Aim — Scan the lines below for the string "matplotlib" and copy every one that has it.

Recorded information —
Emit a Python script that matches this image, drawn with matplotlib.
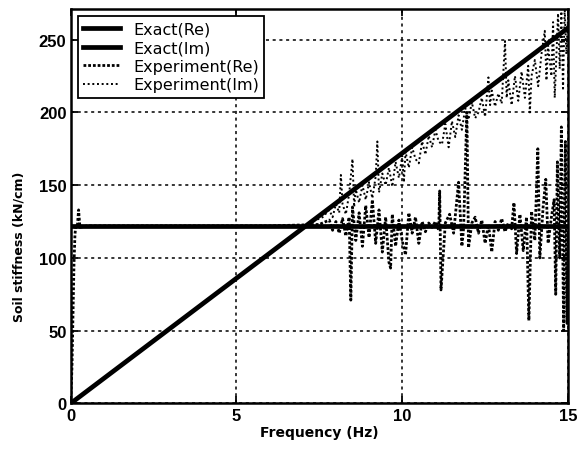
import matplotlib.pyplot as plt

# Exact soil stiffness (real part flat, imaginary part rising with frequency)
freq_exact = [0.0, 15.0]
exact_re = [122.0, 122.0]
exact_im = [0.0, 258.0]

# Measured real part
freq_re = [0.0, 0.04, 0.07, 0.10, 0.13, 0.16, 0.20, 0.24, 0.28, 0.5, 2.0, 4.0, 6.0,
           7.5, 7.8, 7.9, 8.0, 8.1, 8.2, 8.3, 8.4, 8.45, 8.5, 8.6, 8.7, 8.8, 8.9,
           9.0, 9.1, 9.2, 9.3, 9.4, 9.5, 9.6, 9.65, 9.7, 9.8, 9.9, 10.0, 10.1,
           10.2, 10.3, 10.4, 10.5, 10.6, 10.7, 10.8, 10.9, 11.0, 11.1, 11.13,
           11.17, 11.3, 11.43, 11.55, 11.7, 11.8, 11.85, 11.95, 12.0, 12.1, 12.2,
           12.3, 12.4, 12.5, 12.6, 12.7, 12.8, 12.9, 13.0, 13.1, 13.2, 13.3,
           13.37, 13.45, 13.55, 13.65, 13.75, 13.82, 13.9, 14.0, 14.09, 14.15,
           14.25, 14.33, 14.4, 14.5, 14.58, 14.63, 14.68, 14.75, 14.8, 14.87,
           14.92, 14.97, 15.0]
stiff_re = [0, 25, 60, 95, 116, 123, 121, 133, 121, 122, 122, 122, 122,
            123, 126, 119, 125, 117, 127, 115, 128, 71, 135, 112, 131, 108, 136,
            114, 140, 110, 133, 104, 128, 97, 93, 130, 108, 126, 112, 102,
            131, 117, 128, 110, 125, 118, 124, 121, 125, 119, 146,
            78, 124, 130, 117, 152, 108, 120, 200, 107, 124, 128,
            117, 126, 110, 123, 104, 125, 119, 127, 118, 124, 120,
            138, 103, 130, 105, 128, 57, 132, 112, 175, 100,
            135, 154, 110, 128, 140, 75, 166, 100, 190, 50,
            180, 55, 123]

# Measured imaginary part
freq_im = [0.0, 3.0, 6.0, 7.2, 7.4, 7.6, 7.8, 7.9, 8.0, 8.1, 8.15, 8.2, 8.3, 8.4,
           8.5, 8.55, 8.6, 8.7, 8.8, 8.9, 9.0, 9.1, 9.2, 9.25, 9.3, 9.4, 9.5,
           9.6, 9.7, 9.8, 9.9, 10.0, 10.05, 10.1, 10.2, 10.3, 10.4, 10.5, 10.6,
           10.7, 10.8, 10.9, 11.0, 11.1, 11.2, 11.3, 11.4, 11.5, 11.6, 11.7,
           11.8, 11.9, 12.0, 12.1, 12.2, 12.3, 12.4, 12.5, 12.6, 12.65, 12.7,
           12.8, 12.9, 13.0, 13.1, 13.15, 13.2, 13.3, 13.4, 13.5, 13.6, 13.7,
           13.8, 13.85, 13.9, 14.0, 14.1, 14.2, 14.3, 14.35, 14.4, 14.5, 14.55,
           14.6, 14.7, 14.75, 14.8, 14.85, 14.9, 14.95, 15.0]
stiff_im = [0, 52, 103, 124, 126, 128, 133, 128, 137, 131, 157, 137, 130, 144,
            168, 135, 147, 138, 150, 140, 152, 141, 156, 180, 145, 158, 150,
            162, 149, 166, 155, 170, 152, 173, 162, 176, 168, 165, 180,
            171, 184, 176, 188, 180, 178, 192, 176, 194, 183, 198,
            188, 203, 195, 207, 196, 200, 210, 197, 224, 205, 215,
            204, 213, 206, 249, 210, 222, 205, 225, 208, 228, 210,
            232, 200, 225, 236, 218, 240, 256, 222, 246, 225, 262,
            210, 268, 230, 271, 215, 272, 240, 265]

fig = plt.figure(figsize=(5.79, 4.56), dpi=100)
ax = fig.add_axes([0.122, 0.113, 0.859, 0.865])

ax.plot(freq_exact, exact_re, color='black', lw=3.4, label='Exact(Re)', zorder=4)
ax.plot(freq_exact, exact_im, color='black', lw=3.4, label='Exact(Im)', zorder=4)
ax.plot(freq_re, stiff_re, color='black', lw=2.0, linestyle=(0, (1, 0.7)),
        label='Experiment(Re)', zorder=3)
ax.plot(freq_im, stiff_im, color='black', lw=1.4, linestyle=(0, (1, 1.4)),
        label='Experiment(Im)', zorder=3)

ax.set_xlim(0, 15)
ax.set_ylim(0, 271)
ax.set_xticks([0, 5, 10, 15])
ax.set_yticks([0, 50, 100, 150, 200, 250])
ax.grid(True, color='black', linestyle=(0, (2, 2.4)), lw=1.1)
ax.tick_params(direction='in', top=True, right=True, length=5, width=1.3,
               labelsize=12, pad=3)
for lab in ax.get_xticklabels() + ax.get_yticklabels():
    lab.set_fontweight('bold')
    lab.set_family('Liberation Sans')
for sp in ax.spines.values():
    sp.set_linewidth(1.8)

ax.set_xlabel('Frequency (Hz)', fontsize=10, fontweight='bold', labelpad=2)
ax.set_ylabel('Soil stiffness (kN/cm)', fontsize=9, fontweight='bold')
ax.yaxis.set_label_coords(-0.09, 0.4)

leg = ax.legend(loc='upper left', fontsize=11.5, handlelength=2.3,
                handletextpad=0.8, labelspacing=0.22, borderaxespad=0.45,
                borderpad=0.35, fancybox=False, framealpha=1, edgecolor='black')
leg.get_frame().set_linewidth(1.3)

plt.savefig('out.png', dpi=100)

Completed task —
Emit a Python script that matches this image, drawn with matplotlib.
import matplotlib.pyplot as plt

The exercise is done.